Return each line of the data below verbatim; pictures are to be left out.

BEGIN DATA EXTRACT

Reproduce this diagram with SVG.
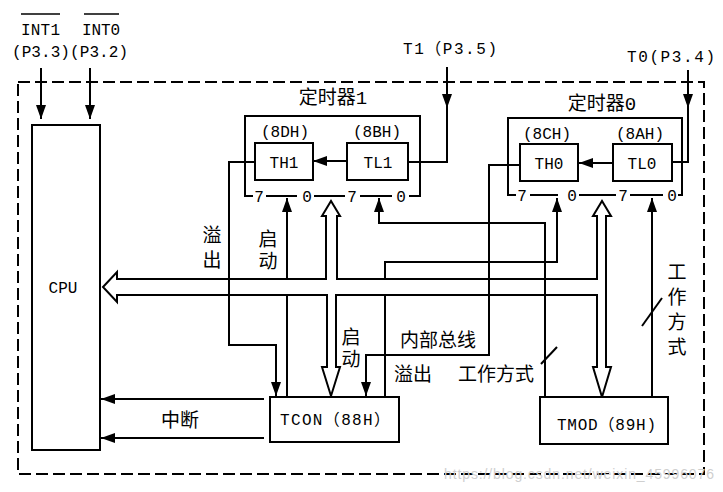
<svg xmlns="http://www.w3.org/2000/svg" width="723" height="492" viewBox="0 0 723 492">
<defs>
<style>
.ln{stroke:#000;stroke-width:2;fill:none}
.bx{stroke:#000;stroke-width:2;fill:#fff}
.t{font-family:"Liberation Mono","Noto Sans CJK SC",monospace;font-size:16px;fill:#000}
.c{font-family:"Noto Sans CJK SC",sans-serif;font-size:19px;fill:#000}
.v{font-family:"Noto Sans CJK SC",sans-serif;font-size:19px;fill:#000;writing-mode:vertical-rl}
.m{text-anchor:middle}
.dash{stroke:#000;stroke-width:2;fill:none;stroke-dasharray:12 5}
</style>
<marker id="ah" viewBox="0 0 14 10" refX="14" refY="5" markerWidth="14" markerHeight="10" markerUnits="userSpaceOnUse" orient="auto">
<path d="M0,0 L14,5 L0,10 z" fill="#000"/>
</marker>
</defs>
<rect width="723" height="492" fill="#fff"/>

<!-- outer dashed border -->
<rect id="border" x="18" y="82" width="686" height="392" class="dash"/>

<!-- external labels -->
<g id="int-labels">
<text class="t" x="21" y="35" textLength="39">INT1</text>
<line x1="21" y1="14" x2="60" y2="14" stroke="#000" stroke-width="1.5"/>
<text class="t" x="82" y="35" textLength="38">INT0</text>
<line x1="84" y1="14" x2="119" y2="14" stroke="#000" stroke-width="1.5"/>
<text class="t" x="12" y="57" textLength="116">(P3.3)(P3.2)</text>
</g>

<g id="connectors">
<!-- INT arrows -->
<path class="ln" d="M41,68 V119" marker-end="url(#ah)"/>
<path class="ln" d="M90,68 V119" marker-end="url(#ah)"/>
<!-- T1 input -->
<path class="ln" d="M447,67 V108" marker-end="url(#ah)"/>
<path class="ln" d="M447,100 V162 H408"/>
<!-- T0 input -->
<path class="ln" d="M688,70 V108" marker-end="url(#ah)"/>
<path class="ln" d="M688,100 V162 H672"/>
<!-- TL -> TH -->
<path class="ln" d="M347,161 H313" marker-end="url(#ah)"/>
<path class="ln" d="M613,163 H579" marker-end="url(#ah)"/>
<!-- start lines (pass under bus) -->
<path class="ln" d="M287,397 V198" marker-end="url(#ah)"/>
<path class="ln" d="M385,397 V262 H557 V198" marker-end="url(#ah)"/>
<!-- internal bus -->
<polygon class="bx" points="103,287 117,272 117,279 326,279 326,216 322,216 331,201 340,216 337,216 337,279 597,279 597,216 593,216 602,201 611,216 606,216 606,367 611,367 602,397 593,367 597,367 597,295 336,295 336,367 340,367 331,396 322,367 327,367 327,295 117,295 117,302"/>
<!-- overflow lines (cross over bus) -->
<path class="ln" d="M255,162 H229 V345 H276 V396" marker-end="url(#ah)"/>
<path class="ln" d="M520,165 H489 V355 H366 V396" marker-end="url(#ah)"/>
<!-- mode lines -->
<path class="ln" d="M545,397 V223 H379 V198" marker-end="url(#ah)"/>
<path class="ln" d="M652,397 V198" marker-end="url(#ah)"/>
<line class="ln" x1="541" y1="364" x2="557" y2="347" stroke-width="1.5"/>
<line class="ln" x1="642" y1="326" x2="662" y2="298" stroke-width="1.5"/>
<!-- interrupt to CPU -->
<path class="ln" d="M264,399 H101" marker-end="url(#ah)"/>
<path class="ln" d="M264,438 H101" marker-end="url(#ah)"/>
</g>

<g id="cpu">
<rect class="bx" x="32" y="125" width="68" height="325" fill="none"/>
<text class="t m" x="63" y="293" font-size="17">CPU</text>
</g>

<g id="timer1">
<path class="ln" d="M253,196 H245 V116 H420 V196 H409 M266,196 H297 M314,196 H345 M360,196 H392"/>
<text class="t m" x="259" y="202">7</text>
<text class="t m" x="307" y="202">0</text>
<text class="t m" x="352" y="202">7</text>
<text class="t m" x="401" y="202">0</text>
<text class="c m" x="333" y="104">定时器<tspan font-family="Liberation Mono">1</tspan></text>
<text class="t m" x="285" y="137">(8DH)</text>
<text class="t m" x="377" y="137">(8BH)</text>
</g>
<g id="th1">
<rect class="bx" x="255" y="143" width="58" height="37"/>
<text class="t m" x="284" y="168">TH1</text>
</g>
<g id="tl1">
<rect class="bx" x="347" y="143" width="61" height="37"/>
<text class="t m" x="378" y="168">TL1</text>
</g>

<g id="timer0">
<path class="ln" d="M516,195 H508 V118 H682 V195 H678 M530,195 H558 M579,195 H616 M630,195 H663"/>
<text class="t m" x="522" y="201">7</text>
<text class="t m" x="572" y="201">0</text>
<text class="t m" x="623" y="201">7</text>
<text class="t m" x="672" y="201">0</text>
<text class="c m" x="602" y="110">定时器<tspan font-family="Liberation Mono">0</tspan></text>
<text class="t m" x="547" y="139">(8CH)</text>
<text class="t m" x="640" y="139">(8AH)</text>
</g>
<g id="th0">
<rect class="bx" x="520" y="144" width="58" height="37"/>
<text class="t m" x="549" y="169">TH0</text>
</g>
<g id="tl0">
<rect class="bx" x="613" y="144" width="59" height="37"/>
<text class="t m" x="642" y="169">TL0</text>
</g>

<g id="tcon">
<rect class="bx" x="270" y="397" width="129" height="45"/>
<text class="t" x="280" y="425" font-size="17" textLength="110">TCON（88H）</text>
</g>
<g id="tmod">
<rect class="bx" x="540" y="397" width="128" height="47"/>
<text class="t" x="557" y="430" font-size="17" textLength="99">TMOD（89H)</text>
</g>

<g id="labels">
<text class="t" x="403" y="54" textLength="94">T1（P3.5)</text>
<text class="t" x="627" y="62" textLength="88">T0(P3.4)</text>
<text class="v" x="212" y="225" letter-spacing="6">溢出</text>
<text class="v" x="268" y="229" letter-spacing="3">启动</text>
<text class="v" x="351" y="327" letter-spacing="3">启动</text>
<text class="c" x="400" y="347">内部总线</text>
<text class="c" x="394" y="381">溢出</text>
<text class="c" x="458" y="381">工作方式</text>
<text class="v" x="677" y="262" letter-spacing="6">工作方式</text>
<text class="c m" x="180" y="427">中断</text>
</g>

<text x="444" y="479" font-family="Liberation Sans, sans-serif" font-size="14" fill="#cfcfcf" textLength="270">https://blog.csdn.net/weixin_45996076</text>
</svg>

END DATA EXTRACT

▸ **THE REPLY**:
Reproduce this diagram with SVG.
<svg xmlns="http://www.w3.org/2000/svg" width="723" height="492" viewBox="0 0 723 492">
<defs>
<style>
.ln{stroke:#000;stroke-width:2;fill:none}
.bx{stroke:#000;stroke-width:2;fill:#fff}
.t{font-family:"Liberation Mono","Noto Sans CJK SC",monospace;font-size:16px;fill:#000}
.c{font-family:"Noto Sans CJK SC",sans-serif;font-size:19px;fill:#000}
.v{font-family:"Noto Sans CJK SC",sans-serif;font-size:19px;fill:#000;writing-mode:vertical-rl}
.m{text-anchor:middle}
.dash{stroke:#000;stroke-width:2;fill:none;stroke-dasharray:12 5}
</style>
<marker id="ah" viewBox="0 0 14 10" refX="14" refY="5" markerWidth="14" markerHeight="10" markerUnits="userSpaceOnUse" orient="auto">
<path d="M0,0 L14,5 L0,10 z" fill="#000"/>
</marker>
</defs>
<rect width="723" height="492" fill="#fff"/>

<!-- outer dashed border -->
<rect id="border" x="18" y="82" width="686" height="392" class="dash"/>

<!-- external labels -->
<g id="int-labels">
<text class="t" x="21" y="35" textLength="39">INT1</text>
<line x1="21" y1="14" x2="60" y2="14" stroke="#000" stroke-width="1.5"/>
<text class="t" x="82" y="35" textLength="38">INT0</text>
<line x1="84" y1="14" x2="119" y2="14" stroke="#000" stroke-width="1.5"/>
<text class="t" x="12" y="57" textLength="116">(P3.3)(P3.2)</text>
</g>

<g id="connectors">
<!-- INT arrows -->
<path class="ln" d="M41,68 V119" marker-end="url(#ah)"/>
<path class="ln" d="M90,68 V119" marker-end="url(#ah)"/>
<!-- T1 input -->
<path class="ln" d="M447,67 V108" marker-end="url(#ah)"/>
<path class="ln" d="M447,100 V162 H408"/>
<!-- T0 input -->
<path class="ln" d="M688,70 V108" marker-end="url(#ah)"/>
<path class="ln" d="M688,100 V162 H672"/>
<!-- TL -> TH -->
<path class="ln" d="M347,161 H313" marker-end="url(#ah)"/>
<path class="ln" d="M613,163 H579" marker-end="url(#ah)"/>
<!-- start lines (pass under bus) -->
<path class="ln" d="M287,397 V198" marker-end="url(#ah)"/>
<path class="ln" d="M385,397 V262 H557 V198" marker-end="url(#ah)"/>
<!-- internal bus -->
<polygon class="bx" points="103,287 117,272 117,279 326,279 326,216 322,216 331,201 340,216 337,216 337,279 597,279 597,216 593,216 602,201 611,216 606,216 606,367 611,367 602,397 593,367 597,367 597,295 336,295 336,367 340,367 331,396 322,367 327,367 327,295 117,295 117,302"/>
<!-- overflow lines (cross over bus) -->
<path class="ln" d="M255,162 H229 V345 H276 V396" marker-end="url(#ah)"/>
<path class="ln" d="M520,165 H489 V355 H366 V396" marker-end="url(#ah)"/>
<!-- mode lines -->
<path class="ln" d="M545,397 V223 H379 V198" marker-end="url(#ah)"/>
<path class="ln" d="M652,397 V198" marker-end="url(#ah)"/>
<line class="ln" x1="541" y1="364" x2="557" y2="347" stroke-width="1.5"/>
<line class="ln" x1="642" y1="326" x2="662" y2="298" stroke-width="1.5"/>
<!-- interrupt to CPU -->
<path class="ln" d="M264,399 H101" marker-end="url(#ah)"/>
<path class="ln" d="M264,438 H101" marker-end="url(#ah)"/>
</g>

<g id="cpu">
<rect class="bx" x="32" y="125" width="68" height="325" fill="none"/>
<text class="t m" x="63" y="293" font-size="17">CPU</text>
</g>

<g id="timer1">
<path class="ln" d="M253,196 H245 V116 H420 V196 H409 M266,196 H297 M314,196 H345 M360,196 H392"/>
<text class="t m" x="259" y="202">7</text>
<text class="t m" x="307" y="202">0</text>
<text class="t m" x="352" y="202">7</text>
<text class="t m" x="401" y="202">0</text>
<text class="c m" x="333" y="104">定时器<tspan font-family="Liberation Mono">1</tspan></text>
<text class="t m" x="285" y="137">(8DH)</text>
<text class="t m" x="377" y="137">(8BH)</text>
</g>
<g id="th1">
<rect class="bx" x="255" y="143" width="58" height="37"/>
<text class="t m" x="284" y="168">TH1</text>
</g>
<g id="tl1">
<rect class="bx" x="347" y="143" width="61" height="37"/>
<text class="t m" x="378" y="168">TL1</text>
</g>

<g id="timer0">
<path class="ln" d="M516,195 H508 V118 H682 V195 H678 M530,195 H558 M579,195 H616 M630,195 H663"/>
<text class="t m" x="522" y="201">7</text>
<text class="t m" x="572" y="201">0</text>
<text class="t m" x="623" y="201">7</text>
<text class="t m" x="672" y="201">0</text>
<text class="c m" x="602" y="110">定时器<tspan font-family="Liberation Mono">0</tspan></text>
<text class="t m" x="547" y="139">(8CH)</text>
<text class="t m" x="640" y="139">(8AH)</text>
</g>
<g id="th0">
<rect class="bx" x="520" y="144" width="58" height="37"/>
<text class="t m" x="549" y="169">TH0</text>
</g>
<g id="tl0">
<rect class="bx" x="613" y="144" width="59" height="37"/>
<text class="t m" x="642" y="169">TL0</text>
</g>

<g id="tcon">
<rect class="bx" x="270" y="397" width="129" height="45"/>
<text class="t" x="280" y="425" font-size="17" textLength="110">TCON（88H）</text>
</g>
<g id="tmod">
<rect class="bx" x="540" y="397" width="128" height="47"/>
<text class="t" x="557" y="430" font-size="17" textLength="99">TMOD（89H)</text>
</g>

<g id="labels">
<text class="t" x="403" y="54" textLength="94">T1（P3.5)</text>
<text class="t" x="627" y="62" textLength="88">T0(P3.4)</text>
<text class="v" x="212" y="225" letter-spacing="6">溢出</text>
<text class="v" x="268" y="229" letter-spacing="3">启动</text>
<text class="v" x="351" y="327" letter-spacing="3">启动</text>
<text class="c" x="400" y="347">内部总线</text>
<text class="c" x="394" y="381">溢出</text>
<text class="c" x="458" y="381">工作方式</text>
<text class="v" x="677" y="262" letter-spacing="6">工作方式</text>
<text class="c m" x="180" y="427">中断</text>
</g>

<text x="444" y="479" font-family="Liberation Sans, sans-serif" font-size="14" fill="#cfcfcf" textLength="270">https://blog.csdn.net/weixin_45996076</text>
</svg>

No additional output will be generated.